PPCO easily withstands exposure to nearly all chemicals at room temperature for up to 24 hours. Strong oxidizing agents eventually cause embrittlement. PPCO can be damaged by long exposure to UV light.
Due to its protective elastic properties, resilience to impact, and low cost, labware made from PPCO is an excellent alternative to borosilicate glassware which is more likely to shatter and cause personal injury or loss of research materials. PPCO labware plays an important role in lab safety programs and is growing in worldwide use.
Polypropylene copolymer is used to make a huge variety of Nalgene labware including bottles, beakers, graduated cylinders, Erlenmeyer flasks, centrifuge tubes, and many other items where autoclavability and long-term chemical compatibility are key requirements. You’ll find a wide variety of Nalgene PPCO bottles to choose from. Use the Nalgene Bottle and Carboy Selection Guide to quickly find the bottle shape, size, and packaging configuration you’re looking for.

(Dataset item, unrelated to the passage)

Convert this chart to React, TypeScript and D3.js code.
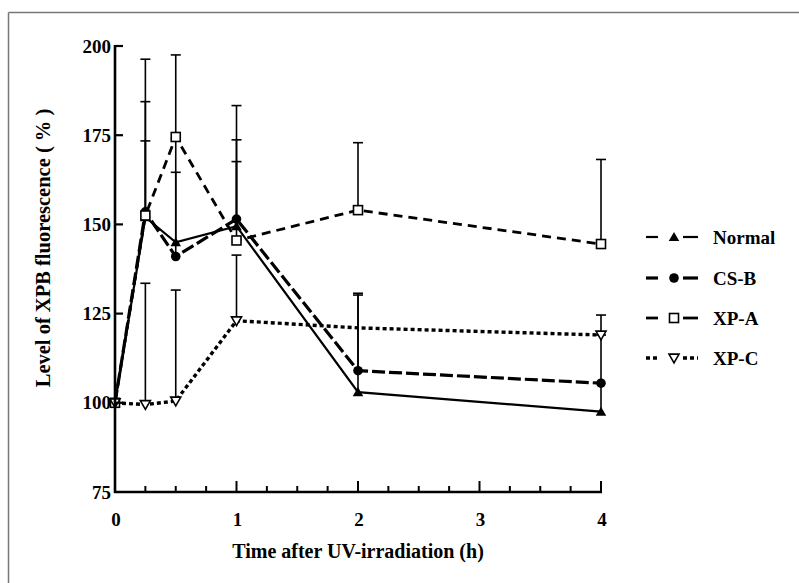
import React from 'react';
import * as d3 from 'd3';

const width = 799;
const height = 583;
const plot = { left: 115, right: 601, top: 46, bottom: 492 };

// sampling times (h)
const times = [0, 0.25, 0.5, 1, 2, 4];

// mean level of XPB fluorescence (%)
const normal = [100, 152, 145, 149.5, 103, 97.5];
const csb = [100, 153.5, 141, 151.5, 109, 105.5];
const xpa = [100, 152.5, 174.5, 145.5, 154, 144.5];
const xpc = [100, 99.5, 100.5, 123, 121, 119];

// upper end of the error bars (null = no bar)
const normalErr = [null, 173.4, 164.6, 167.6, 130.2, 119];
const csbErr = [null, 184.4, 174, 173.7, 130.7, null];
const xpaErr = [null, 196.3, 197.5, 183.3, 172.9, 168.2];
const xpcErr = [null, 133.5, 131.6, 141.4, null, 124.6];
const xpcShown = [true, true, true, true, false, true];

const yTicks = [75, 100, 125, 150, 175, 200];
const xTicks = [0, 1, 2, 3, 4];

const font = '"Liberation Serif", "Times New Roman", serif';

const series = [
  { name: 'Normal', values: normal, err: normalErr, shown: null, marker: 'tri', dash: null, lw: 2.2 },
  { name: 'CS-B', values: csb, err: csbErr, shown: null, marker: 'circle', dash: '13,4', lw: 3.2 },
  { name: 'XP-A', values: xpa, err: xpaErr, shown: null, marker: 'square', dash: '9,6', lw: 2.8 },
  { name: 'XP-C', values: xpc, err: xpcErr, shown: xpcShown, marker: 'down', dash: '4,3', lw: 3.4 },
];

const x = d3.scaleLinear().domain([0, 4]).range([plot.left, plot.right]);
const y = d3.scaleLinear().domain([75, 200]).range([plot.bottom, plot.top]);

function Marker({ kind, cx, cy }: { kind: string; cx: number; cy: number }) {
  if (kind === 'tri') {
    const p = d3.symbol().type(d3.symbolTriangle).size(48)();
    return <path d={p!} transform={`translate(${cx},${cy + 1})`} fill="#000" />;
  }
  if (kind === 'circle') {
    return <circle cx={cx} cy={cy} r={4.8} fill="#000" />;
  }
  if (kind === 'square') {
    return <rect x={cx - 4.5} y={cy - 4.5} width={9} height={9} fill="#fff" stroke="#000" strokeWidth={1.6} />;
  }
  const p = d3.symbol().type(d3.symbolTriangle).size(44)();
  return <path d={p!} transform={`translate(${cx},${cy - 1}) rotate(180)`} fill="#fff" stroke="#000" strokeWidth={1.6} />;
}

export default function App() {
  const line = d3.line<number>()
    .x((d, i) => x(times[i]))
    .y(d => y(d));

  const minor = d3.range(0.25, 4.01, 0.25);
  const legendY = [237, 278, 318, 358];

  return (
    <svg width={width} height={height} style={{ position: 'absolute', left: 0, top: 0, background: '#fff' }}>
      <rect x={0} y={0} width={width} height={height} fill="#fff" />
      {/* frame */}
      <line x1={8.5} y1={12.5} x2={width} y2={12.5} stroke="#777" strokeWidth={1.5} />
      <line x1={8.5} y1={12.5} x2={8.5} y2={height} stroke="#777" strokeWidth={1.5} />

      {/* lines */}
      {series.map(s => (
        <path key={s.name} d={line(s.values)!} fill="none" stroke="#000"
          strokeWidth={s.lw} strokeDasharray={s.dash || undefined} />
      ))}

      {/* error bars */}
      {series.map(s => s.err.map((e, i) => e == null ? null : (
        <g key={s.name + i} stroke="#000" strokeWidth={1.6}>
          <line x1={x(times[i])} x2={x(times[i])} y1={y(s.values[i])} y2={y(e)} />
          <line x1={x(times[i]) - 5} x2={x(times[i]) + 5} y1={y(e)} y2={y(e)} />
        </g>
      )))}

      {/* markers */}
      {series.map(s => s.values.map((v, i) => (s.shown && !s.shown[i]) ? null : (
        <Marker key={s.name + i} kind={s.marker} cx={x(times[i])} cy={y(v)} />
      )))}

      {/* axes */}
      <line x1={plot.left} x2={plot.left} y1={y(200) - 1} y2={plot.bottom + 1} stroke="#000" strokeWidth={2.6} />
      <line x1={plot.left - 1} x2={plot.right + 1} y1={plot.bottom} y2={plot.bottom} stroke="#000" strokeWidth={2.6} />
      {yTicks.filter(t => t > 75).map(t => (
        <line key={t} x1={plot.left} x2={plot.left + 8} y1={y(t)} y2={y(t)} stroke="#000" strokeWidth={2.2} />
      ))}
      {minor.map(t => (
        <line key={t} x1={x(t)} x2={x(t)} y1={plot.bottom} y2={plot.bottom - (t % 1 === 0 ? 11 : 6)}
          stroke="#000" strokeWidth={2} />
      ))}
      {yTicks.map(t => (
        <text key={t} x={plot.left - 4} y={y(t)} dy="0.35em" textAnchor="end"
          fontFamily={font} fontWeight="bold" fontSize={19}>{t}</text>
      ))}
      {xTicks.map(t => (
        <text key={t} x={x(t) + 1} y={526} textAnchor="middle"
          fontFamily={font} fontWeight="bold" fontSize={19}>{t}</text>
      ))}
      <text x={(plot.left + plot.right) / 2} y={558} textAnchor="middle"
        fontFamily={font} fontWeight="bold" fontSize={20}>Time after UV-irradiation (h)</text>
      <text transform={`translate(50,248) rotate(-90)`} textAnchor="middle"
        fontFamily={font} fontWeight="bold" fontSize={20.5}>Level of XPB fluorescence ( % )</text>

      {/* legend */}
      {series.map((s, i) => (
        <g key={s.name}>
          <line x1={646} x2={658} y1={legendY[i]} y2={legendY[i]} stroke="#000" strokeWidth={s.lw}
            strokeDasharray={s.name === 'XP-C' ? '4,3' : undefined} />
          <line x1={683} x2={698} y1={legendY[i]} y2={legendY[i]} stroke="#000" strokeWidth={s.lw}
            strokeDasharray={s.name === 'XP-C' ? '4,3' : undefined} />
          <Marker kind={s.marker} cx={674} cy={legendY[i]} />
          <text x={713} y={legendY[i]} dy="0.35em" fontFamily={font} fontWeight="bold" fontSize={19}>{s.name}</text>
        </g>
      ))}
    </svg>
  );
}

Temperature | Physics | Permeability | Sterilization[4] | Regulatory |
HDT[1]: 90℃ Max Use[2]: 121℃ Brittleness[12]: –40℃ | UV Light: fair resistance Semi-rigid Translucent Microwaveable[13]: marginal[3] Specific gravity: 0.90 | cc.-mil/ 100in2-24hr.-atm cc.-mm/ m2-24 hr.-Bar | Autoclaveable: yes ETO: yes Dry heat: no Radiation: No. Discoloration & embrittlement unless stabilized Disinfectants: yes | Non-cytotoxic[6]: Yes Suitable for food & bev use[7]: yes Regulation Part 21 CFR: 177.1580 |
The following table contains general use exposure ratings at 20°C. The ability of plastic materials to resist chemical attack and damage is dependent also on temperature, length of exposure to the chemical, and added stresses such as centrifugation. For more detailed chemical resistance ratings for Nalgene products and materials, please consult the resources referenced at the bottom of this page.
Class | General Rating |
Acids, dilute or weak | E |
Acids*, strong and concentrated | G |
Alcohols, aliphatic | E |
Aldehydes | G |
Bases/alkali | E |
Esters | G |
Hydrocarbons, aliphatic | G |
Hydrocarbons, aromatic | N |
Hydrocarbons, halogenated | N |
Ketones, aromatic | N |
Oxidizing agents, strong | F |
*Except for oxidizing acids; for oxidizing acids, see "Oxidizing agents, strong."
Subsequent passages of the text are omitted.